We all have our strengths and our weaknesses, and my biggest strength is recognizing my weaknesses. To that end, my last post on how everyone is a doula prompted some self-reflection: Why am I not a doula?  

It didn’t take me long to find the answer. 

I did some research into the role of doulas, and it's now abundantly clear to me that I would BEYOND suck at this job. Here are some questions The American Pregnancy Association suggests you ask a potential doula, and here are my answers:

Question: What training have you had? 

Answer: Duh! None. I’m terrified of and completely disgusted by vaginas, including my own. Please don't make me talk to you about your vagina. And especially don't make me picture anything coming out of your vagina. Wait. I think I just threw up in my mouth a little bit.

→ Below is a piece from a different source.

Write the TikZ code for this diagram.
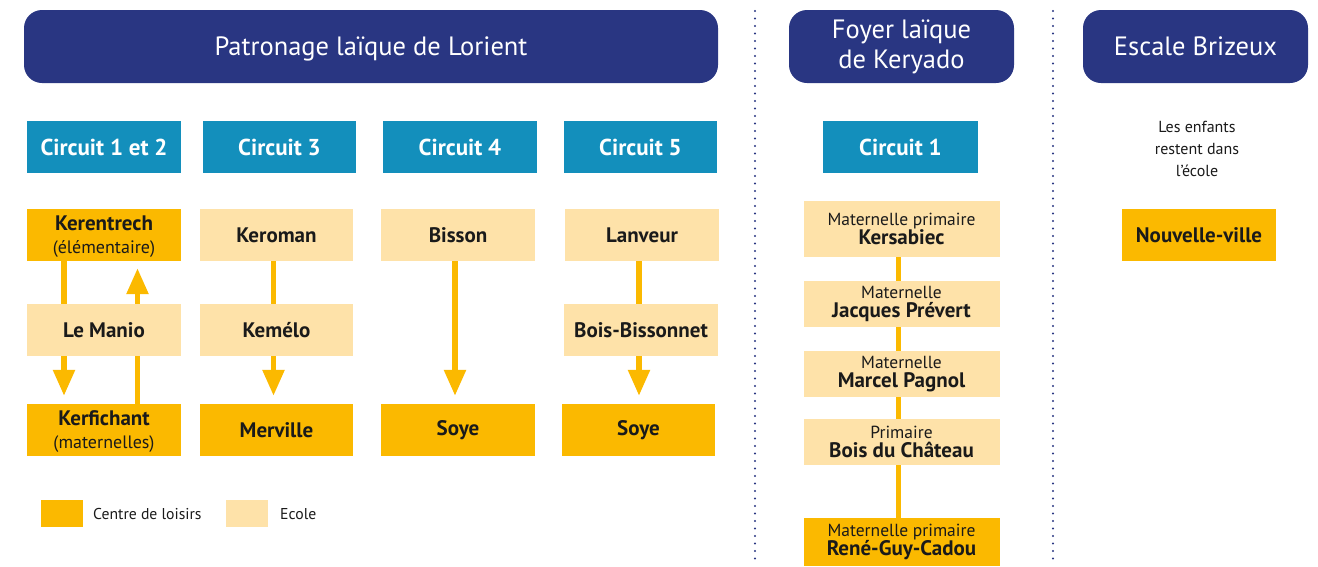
\documentclass[tikz,border=0pt]{standalone}
\usepackage{fontspec}
\setmainfont{PT Sans}
\usetikzlibrary{arrows.meta}
\definecolor{cnavy}{HTML}{293682}
\definecolor{cteal}{HTML}{138FBC}
\definecolor{cdark}{HTML}{FBB900}
\definecolor{clight}{HTML}{FEE2A9}
\definecolor{cink}{HTML}{1A1A1A}
\newcommand\myfs[2]{\fontsize{#1}{#2}\selectfont}
\begin{document}
\begin{tikzpicture}[x=1pt,y=-1pt,
  hdr/.style={fill=cnavy, rounded corners=18pt, text=white, font=\myfs{26.5}{30}, align=center, inner sep=0pt, minimum height=73pt},
  circ/.style={fill=cteal, text=white, font=\myfs{23}{24}\bfseries, minimum height=52pt, inner sep=0pt},
  sbox/.style={minimum height=52pt, inner sep=0pt, align=center, text=cink, font=\myfs{21}{23}\bfseries},
  cdl/.style={sbox, fill=cdark},
  eco/.style={sbox, fill=clight},
  colbox/.style={minimum width=196pt, inner sep=0pt, align=center, text=cink, font=\myfs{17.5}{19}},
  conn/.style={draw=cdark, line width=5.5pt},
  arr/.style={conn, -{Triangle[width=21pt,length=26pt]}},
  sep/.style={draw=cnavy, line width=2.2pt, line cap=round, dash pattern=on 0pt off 7.5pt},
  leg/.style={font=\myfs{15.7}{18}, text=cink, anchor=west, inner sep=0pt}
]
\useasboundingbox (0,0) rectangle (1318,566);

% headers
\node[hdr, minimum width=694pt, text depth=0pt] (P) at (371,46.5) {Patronage laïque de Lorient};
\node[hdr, minimum width=225pt] (F) at (901.5,46.5) {Foyer laïque\\de Keryado};
\node[hdr, minimum width=225pt] (E) at (1195.5,46.5) {Escale Brizeux};

% separators
\coordinate (s1a) at (755,11); \coordinate (s1b) at (755,560);
\coordinate (s2a) at (1053,11); \coordinate (s2b) at (1053,560);
\draw[sep] (s1a) -- (s1b);
\draw[sep] (s2a) -- (s2b);

% circuits
\node[circ, minimum width=154pt] (c12) at (104,147) {Circuit 1 et 2};
\node[circ, minimum width=153pt] (c3) at (279.5,147) {Circuit 3};
\node[circ, minimum width=154pt] (c4) at (460,147) {Circuit 4};
\node[circ, minimum width=153pt] (c5) at (640.5,147) {Circuit 5};
\node[circ, minimum width=155pt] (cc1) at (900.5,147) {Circuit 1};

% circuit 1 et 2
\node[cdl, minimum width=154pt, text depth=0pt] (k1) at (104,235) {Kerentrech\\{\mdseries\myfs{18}{23}(élémentaire)}};
\node[eco, minimum width=154pt] (m1) at (104,330) {Le Manio};
\node[cdl, minimum width=154pt, text depth=0pt] (f1) at (104,430) {Kerfichant\\{\mdseries\myfs{18}{23}(maternelles)}};
\draw[conn] ([xshift=-40pt]k1.south) -- ([xshift=-40pt]m1.north);
\draw[arr] ([xshift=-40pt]m1.south) -- ([xshift=-40pt,yshift=8pt]f1.north);
\draw[conn] ([xshift=33.5pt]f1.north) -- ([xshift=33.5pt]m1.south);
\draw[arr] ([xshift=33.5pt]m1.north) -- ([xshift=33.5pt,yshift=-7pt]k1.south);

% circuit 3
\node[eco, minimum width=153pt] (k3) at (276.5,235) {Keroman};
\node[eco, minimum width=153pt] (m3) at (276.5,330) {Kemélo};
\node[cdl, minimum width=153pt] (v3) at (276.5,430) {Merville};
\draw[conn] ([xshift=-3pt]k3.south) -- ([xshift=-3pt]m3.north);
\draw[arr] ([xshift=-3pt]m3.south) -- ([xshift=-3pt,yshift=8pt]v3.north);

% circuit 4
\node[eco, minimum width=154pt] (b4) at (458,235) {Bisson};
\node[cdl, minimum width=154pt] (s4) at (458,430) {Soye};
\draw[arr] ([xshift=-3pt]b4.south) -- ([xshift=-3pt,yshift=8pt]s4.north);

% circuit 5
\node[eco, minimum width=154pt] (l5) at (642,235) {Lanveur};
\node[eco, minimum width=154pt] (bb5) at (641,330) {Bois-Bissonnet};
\node[cdl, minimum width=153pt] (s5) at (638.5,430) {Soye};
\draw[conn] ([xshift=-3pt]l5.south) -- ([xshift=-2pt]bb5.north);
\draw[arr] ([xshift=-2pt]bb5.south) -- ([xshift=0.5pt,yshift=8pt]s5.north);

% Foyer circuit 1 column
\node[colbox, fill=clight, minimum height=56pt] (ks) at (901.5,229) {Maternelle primaire\\{\bfseries\myfs{21}{19}Kersabiec}};
\node[colbox, fill=clight, minimum height=46pt] (jp) at (901.5,304) {Maternelle\\{\bfseries\myfs{21}{19}Jacques Prévert}};
\node[colbox, fill=clight, minimum height=46pt] (mp) at (901.5,374) {Maternelle\\{\bfseries\myfs{21}{19}Marcel Pagnol}};
\node[colbox, fill=clight, minimum height=46pt] (bc) at (901.5,442) {Primaire\\{\bfseries\myfs{21}{19}Bois du Château}};
\node[colbox, fill=cdark, minimum height=48pt] (rg) at (901.5,542) {Maternelle primaire\\{\bfseries\myfs{21}{19}René-Guy-Cadou}};
\begin{scope}[line width=5pt]
\draw[draw=cdark] ([xshift=-3.5pt]ks.south) -- ([xshift=-3.5pt]jp.north);
\draw[draw=cdark] ([xshift=-3.5pt]jp.south) -- ([xshift=-3.5pt]mp.north);
\draw[draw=cdark] ([xshift=-3.5pt]mp.south) -- ([xshift=-3.5pt]bc.north);
\draw[draw=cdark] ([xshift=-3.5pt]bc.south) -- ([xshift=-3.5pt]rg.north);
\end{scope}

% Escale Brizeux
\node[align=center, text=cink, font=\myfs{16}{22}, inner sep=0pt] (txt) at (1197,149) {Les enfants\\restent dans\\l’école};
\node[cdl, minimum width=154pt] (nv) at (1199,235) {Nouvelle-ville};

% legend
\node[fill=cdark, minimum width=42pt, minimum height=27pt, inner sep=0pt] (lg1) at (61.5,513.5) {};
\node[leg] (lt1) at (93,514) {Centre de loisirs};
\node[fill=clight, minimum width=42pt, minimum height=27pt, inner sep=0pt] (lg2) at (247,513.5) {};
\node[leg] (lt2) at (280,514) {Ecole};
\end{tikzpicture}
\end{document}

Question: What services do you provide? 

Answer: I'm a pretty good listener and I can keep a secret. I usually offer to pay for lunch and I'm punctual. I can also maybe help you if you’re having a custody battle with your partner over the baby. That's basically it. Also, at the birth I'll probably scream "HOLY SHIT! WHAT THE FUCK IS THAT??!?!" and/or "CALL 911!! CALL 911!!" a few dozen times. 

Question: What are your fees? 

Answer: Nothing. I'm a firm believer that free advice is worth what you pay for it. Unless you have a baby that I didn't have to help you pull out of your vagina. Then you owe me a million dollars (here's the dotted line). I've always wanted to own a condo on Maui. That's why I do this!

Question: Are you available on my due date? 

Answer: That depends. If you call me after 5:30 p.m. on a weeknight, there's a good chance I'll be too intoxicated to drive anywhere. Same with Saturday night. So as long as you have your baby during the day or on a Sunday, we should be all set. Unless I'm on vacation or there's an Unsealed Alien Files marathon on cable. Then you're shit out of luck.

Question: What is your philosophy regarding childbirth?

Answer: My number one philosophy on childbirth is to never again experience it myself. Other than that, my philosophy is to have a healthy baby using as many drugs and with as little awareness of what's happening as possible. Also, the second the baby comes out, the first thought every mother should have after thanking the universe for the miracle of a breathing infant is "Thank God I'm not pregnant anymore," followed quickly by "I want sushi."

Question: Would you be available to meet with me before the birth to discuss my birth plan?

Answer: Again, that depends. If we can meet at a bar with $13 signature cocktails, then I am totes available.

Question: What happens if for some reason you are not available at the time of my birth?

Answer: You'll have a much better birth.